Now, the manner in which the season ends serves as a lesson for Indian content producers. It certainly adds value to viewing if the season ends up delivering a closure of sorts (Sacred Games, Leila, etc. all failed to deliver it). So, credit must go to Sera Gamble and team for not leaving the viewers high and dry. There are constant references to Dostoevsky, in particular ‘Crime and Punishment’, Raymond Chandler, and to none other than David Fincher (for obvious reasons that you will notice when you watch it) in the second season of ‘You’, which add interesting subtexts to the plot. One of the biggest reasons behind the popularity of the Netflix series is Penn Badgley’s mesmerizing portrayal of Joe. The unique thing about Joe is that anyone can take him for a boy next door with a cute smile, only to discover his dark, cruel side when it is a little too late. This time around, we begin to understand Joe better through his detailed back story about his troubled childhood that unfolds in a series of flashbacks well spread across all the 10 episodes of the season.

Now, Badgley is a very gifted actor. The first season of ‘You’ was all about him. But, the second season is also about Victoria Pedretti who is another gifted talent. She is able to seamlessly switch between different emotions at the drop of a hat. What she brings to ‘You’ is exactly what was missing in the somewhat one-dimensional first season. The character of Beck irritated the viewer at times and Elizabeth Lail as Beck somewhere felt weak in comparison to Badgley's Joe. But, Pedretti's Love is the perfect match to Badgley's Joe aka Will. It remains to be seen how the makers choose to use her character in the third season (if at all they do).

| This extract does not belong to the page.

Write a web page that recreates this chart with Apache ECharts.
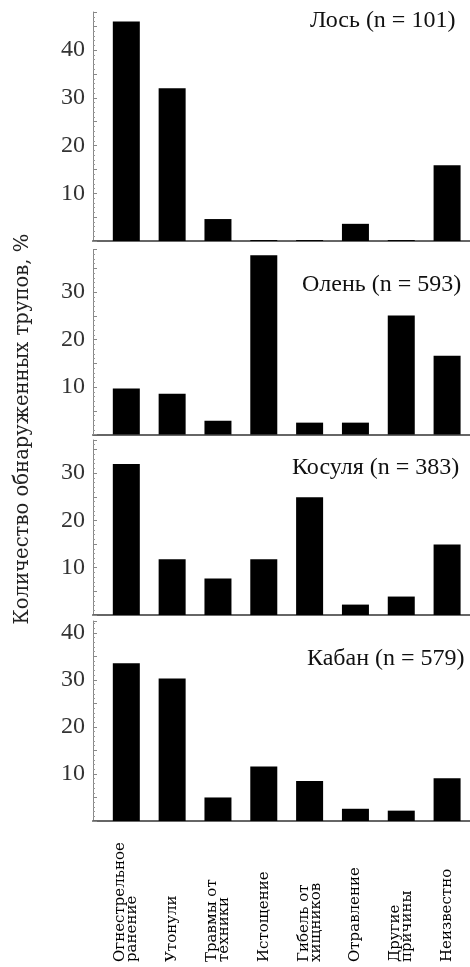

Joe, in many ways, is really the story's moral compass. In order to understand this better, let’s go back in time and look at Sherif Ali’s character in David Lean’s magnum opus ‘Lawrence of Arabia’. Ali is introduced as a brute and a barbarian who kills a fellow Arab, belonging to another tribe, simply because he drinks water from his well. The titular character TE Lawrence, a British Army lieutenant, treats him with utmost contempt for the ghastly act. But as the narrative progresses we see that Ali is still the same man but those around him begin to take darker turns. Interestingly, there is a scene towards the end when Sherif mocks Lawrence, following the latter’s participation in a bloodbath, reminding him that he has lost the moral high ground to ever lecture him on morality again. It's really a great moment to understand how futile it is to judge someone else's deeds. And to appreciate the scene even more it's important to understand that Lean was setting us up for this moment right from the time Ali meets Lawrence the very first time in the film. Now, Ali's black dress may have little to do with his clouded sense of morality and more to do with Lean needing a darker color dress to make Ali stand apart in the film's iconic mirage sequence but as viewers we see a great contrast between Ali's black dress and Lawrence's white one. During Lawrence's involvement in that bloodbath the white gets smeared in blood. And, in the process, Lawrence also loses the moral high ground.

In an exactly similar fashion, the characters around Joe in ‘You’ seem to initially appear to enjoy a moral high ground, but eventually we begin to realize that just like Lawrence's white dress, their morality too is not incorruptible. It doesn't take long for a person to get corrupted by power, fame, and money. Joe, on the other hand, is far more consistent with his limited sense of morality just like Ali. The use of Joe as story's moral compass is undoubtedly the biggest triumph of ‘You’.